> **GOAL OF THE EXERCISE**
Will you output the entries below exactly, skipping every image they contain?

[Entries with chart source code]
[BEGIN]

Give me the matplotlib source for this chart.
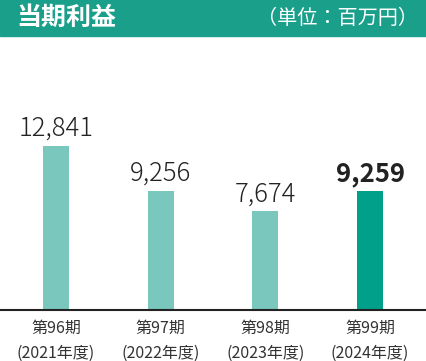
import matplotlib
matplotlib.use("Agg")
import matplotlib.pyplot as plt
from matplotlib.patches import Rectangle

plt.rcParams["font.family"] = ["Noto Sans CJK JP", "DejaVu Sans"]

periods = ["第96期", "第97期", "第98期", "第99期"]
years = ["(2021年度)", "(2022年度)", "(2023年度)", "(2024年度)"]
profit = [12841, 9256, 7674, 9259]

LIGHT, DARK, HEAD, INK = "#7ac7be", "#00a08b", "#1a9f8b", "#333333"
colors = [LIGHT, LIGHT, LIGHT, DARK]

fig = plt.figure(figsize=(4.26, 3.61), dpi=100)
fig.patch.set_facecolor("white")

# header band
fig.patches.append(Rectangle((0, 1 - 36 / 361), 1, 36 / 361, transform=fig.transFigure,
                             color=HEAD, zorder=0))
fig.text(16 / 426, 1 - 18 / 361, "当期利益", color="white", fontsize=18,
         fontweight="bold", va="center", ha="left")
fig.text(418 / 426, 1 - 19 / 361, "（単位：百万円）", color="white", fontsize=14.5,
         va="center", ha="right")

bottom = (361 - 309.5) / 361
top = (361 - 40) / 361
ax = fig.add_axes([0, bottom, 1, top - bottom])
scale = 164 / 12841
ax.set_ylim(0, (top - bottom) * 361 / scale)
ax.set_xlim(-56 / 104.67, (426 - 56) / 104.67)

x = range(len(profit))
ax.bar(x, profit, width=26 / 104.67, color=colors, zorder=2)
for i, v in enumerate(profit):
    ax.annotate(f"{v:,}", (i, v), xytext=(0, 3), textcoords="offset points",
                ha="center", va="bottom", fontsize=18.5,
                fontweight="bold" if i == 3 else "light", color="#222222")

# category labels, two lines under the baseline
for i, (p, y) in enumerate(zip(periods, years)):
    ax.annotate(p, (i, 0), xycoords=("data", "axes fraction"), xytext=(0, -13.8),
                textcoords="offset points", ha="center", va="center",
                fontsize=11.5, color=INK)
    ax.annotate(y, (i, 0), xycoords=("data", "axes fraction"), xytext=(0, -31.5),
                textcoords="offset points", ha="center", va="center",
                fontsize=11.5, color=INK)

for s in ["top", "left", "right"]:
    ax.spines[s].set_visible(False)
ax.spines["bottom"].set_color("#222222")
ax.spines["bottom"].set_linewidth(1.5)
ax.set_yticks([])
ax.set_xticks([])

fig.savefig("out.png", dpi=100)
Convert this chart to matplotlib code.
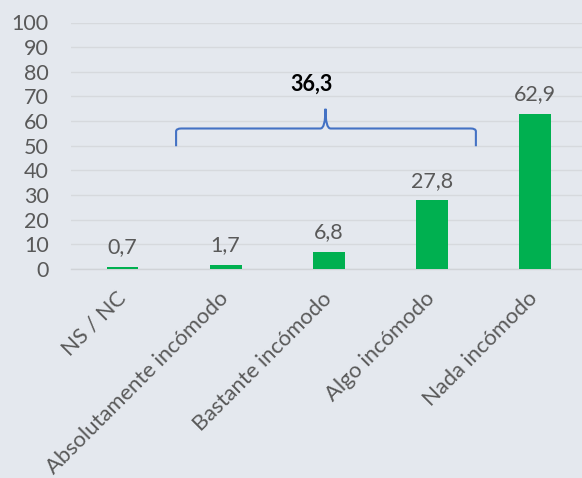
import matplotlib
matplotlib.use("Agg")
import matplotlib.pyplot as plt
from matplotlib.path import Path
from matplotlib.patches import PathPatch

categories = ["NS / NC", "Absolutamente incómodo", "Bastante incómodo", "Algo incómodo", "Nada incómodo"]
values = [0.7, 1.7, 6.8, 27.8, 62.9]
value_labels = ["0,7", "1,7", "6,8", "27,8", "62,9"]
bracket_label = "36,3"
yticks = list(range(0, 101, 10))

bg = "#E4E8EE"
plt.rcParams['font.family'] = ['Lato', 'DejaVu Sans']
fs = 15.5

fig = plt.figure(figsize=(5.82, 4.78), dpi=100, facecolor=bg)
ax = fig.add_axes([71/582, 1 - 269/478, 511/582, (269 - 22.5)/478])
ax.set_facecolor(bg)

x = list(range(len(categories)))
ax.bar(x, values, width=0.31, color="#00B050", zorder=3)
for xi, v, lab in zip(x, values, value_labels):
    ax.annotate(lab, (xi, v), xytext=(0, 7), textcoords="offset points",
                ha="center", va="bottom", fontsize=fs, color="#595959")

ax.set_xlim(-0.5, 4.46)
ax.set_ylim(0, 100)
ax.set_yticks(yticks)
ax.tick_params(axis="y", length=0, labelsize=fs, labelcolor="#595959", pad=16)
ax.set_xticks(x)
ax.set_xticklabels(categories, rotation=45, ha="right", va="center", rotation_mode="anchor",
                   fontsize=15.8, color="#595959")
ax.tick_params(axis="x", length=0, pad=19)
ax.grid(axis="y", color="#D6D9DD", linewidth=1, zorder=0)
for s in ["top", "right", "left"]:
    ax.spines[s].set_visible(False)
ax.spines["bottom"].set_color("#D0D3D7")
ax.spines["bottom"].set_linewidth(1)

# brace
x0, x1, xm = 0.52, 3.43, 1.97
yb, yh, yt = 49.8, 57.0, 65.0
r = 0.05
verts = [(x0, yb), (x0, yh - 1.2), (x0, yh), (x0 + r, yh),
         (xm - r, yh), (xm, yh), (xm, yt),
         (xm, yh), (xm + r, yh), (x1 - r, yh),
         (x1, yh), (x1, yh - 1.2), (x1, yb)]
codes = [Path.MOVETO, Path.LINETO, Path.CURVE3, Path.CURVE3,
         Path.LINETO, Path.CURVE3, Path.CURVE3,
         Path.CURVE3, Path.CURVE3, Path.LINETO,
         Path.CURVE3, Path.CURVE3, Path.LINETO]
ax.add_patch(PathPatch(Path(verts, codes), fill=False, edgecolor="#4472C4", lw=1.5, zorder=4))
ax.text(1.83, 75, bracket_label, ha="center", va="center", fontsize=fs,
        fontweight="bold", color="black")

fig.savefig("out.png", dpi=100, facecolor=bg)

[END]

> **THE OUTPUT**
Give me the matplotlib source for this chart.
import matplotlib
matplotlib.use("Agg")
import matplotlib.pyplot as plt
from matplotlib.patches import Rectangle

plt.rcParams["font.family"] = ["Noto Sans CJK JP", "DejaVu Sans"]

periods = ["第96期", "第97期", "第98期", "第99期"]
years = ["(2021年度)", "(2022年度)", "(2023年度)", "(2024年度)"]
profit = [12841, 9256, 7674, 9259]

LIGHT, DARK, HEAD, INK = "#7ac7be", "#00a08b", "#1a9f8b", "#333333"
colors = [LIGHT, LIGHT, LIGHT, DARK]

fig = plt.figure(figsize=(4.26, 3.61), dpi=100)
fig.patch.set_facecolor("white")

# header band
fig.patches.append(Rectangle((0, 1 - 36 / 361), 1, 36 / 361, transform=fig.transFigure,
                             color=HEAD, zorder=0))
fig.text(16 / 426, 1 - 18 / 361, "当期利益", color="white", fontsize=18,
         fontweight="bold", va="center", ha="left")
fig.text(418 / 426, 1 - 19 / 361, "（単位：百万円）", color="white", fontsize=14.5,
         va="center", ha="right")

bottom = (361 - 309.5) / 361
top = (361 - 40) / 361
ax = fig.add_axes([0, bottom, 1, top - bottom])
scale = 164 / 12841
ax.set_ylim(0, (top - bottom) * 361 / scale)
ax.set_xlim(-56 / 104.67, (426 - 56) / 104.67)

x = range(len(profit))
ax.bar(x, profit, width=26 / 104.67, color=colors, zorder=2)
for i, v in enumerate(profit):
    ax.annotate(f"{v:,}", (i, v), xytext=(0, 3), textcoords="offset points",
                ha="center", va="bottom", fontsize=18.5,
                fontweight="bold" if i == 3 else "light", color="#222222")

# category labels, two lines under the baseline
for i, (p, y) in enumerate(zip(periods, years)):
    ax.annotate(p, (i, 0), xycoords=("data", "axes fraction"), xytext=(0, -13.8),
                textcoords="offset points", ha="center", va="center",
                fontsize=11.5, color=INK)
    ax.annotate(y, (i, 0), xycoords=("data", "axes fraction"), xytext=(0, -31.5),
                textcoords="offset points", ha="center", va="center",
                fontsize=11.5, color=INK)

for s in ["top", "left", "right"]:
    ax.spines[s].set_visible(False)
ax.spines["bottom"].set_color("#222222")
ax.spines["bottom"].set_linewidth(1.5)
ax.set_yticks([])
ax.set_xticks([])

fig.savefig("out.png", dpi=100)
Convert this chart to matplotlib code.
import matplotlib
matplotlib.use("Agg")
import matplotlib.pyplot as plt
from matplotlib.path import Path
from matplotlib.patches import PathPatch

categories = ["NS / NC", "Absolutamente incómodo", "Bastante incómodo", "Algo incómodo", "Nada incómodo"]
values = [0.7, 1.7, 6.8, 27.8, 62.9]
value_labels = ["0,7", "1,7", "6,8", "27,8", "62,9"]
bracket_label = "36,3"
yticks = list(range(0, 101, 10))

bg = "#E4E8EE"
plt.rcParams['font.family'] = ['Lato', 'DejaVu Sans']
fs = 15.5

fig = plt.figure(figsize=(5.82, 4.78), dpi=100, facecolor=bg)
ax = fig.add_axes([71/582, 1 - 269/478, 511/582, (269 - 22.5)/478])
ax.set_facecolor(bg)

x = list(range(len(categories)))
ax.bar(x, values, width=0.31, color="#00B050", zorder=3)
for xi, v, lab in zip(x, values, value_labels):
    ax.annotate(lab, (xi, v), xytext=(0, 7), textcoords="offset points",
                ha="center", va="bottom", fontsize=fs, color="#595959")

ax.set_xlim(-0.5, 4.46)
ax.set_ylim(0, 100)
ax.set_yticks(yticks)
ax.tick_params(axis="y", length=0, labelsize=fs, labelcolor="#595959", pad=16)
ax.set_xticks(x)
ax.set_xticklabels(categories, rotation=45, ha="right", va="center", rotation_mode="anchor",
                   fontsize=15.8, color="#595959")
ax.tick_params(axis="x", length=0, pad=19)
ax.grid(axis="y", color="#D6D9DD", linewidth=1, zorder=0)
for s in ["top", "right", "left"]:
    ax.spines[s].set_visible(False)
ax.spines["bottom"].set_color("#D0D3D7")
ax.spines["bottom"].set_linewidth(1)

# brace
x0, x1, xm = 0.52, 3.43, 1.97
yb, yh, yt = 49.8, 57.0, 65.0
r = 0.05
verts = [(x0, yb), (x0, yh - 1.2), (x0, yh), (x0 + r, yh),
         (xm - r, yh), (xm, yh), (xm, yt),
         (xm, yh), (xm + r, yh), (x1 - r, yh),
         (x1, yh), (x1, yh - 1.2), (x1, yb)]
codes = [Path.MOVETO, Path.LINETO, Path.CURVE3, Path.CURVE3,
         Path.LINETO, Path.CURVE3, Path.CURVE3,
         Path.CURVE3, Path.CURVE3, Path.LINETO,
         Path.CURVE3, Path.CURVE3, Path.LINETO]
ax.add_patch(PathPatch(Path(verts, codes), fill=False, edgecolor="#4472C4", lw=1.5, zorder=4))
ax.text(1.83, 75, bracket_label, ha="center", va="center", fontsize=fs,
        fontweight="bold", color="black")

fig.savefig("out.png", dpi=100, facecolor=bg)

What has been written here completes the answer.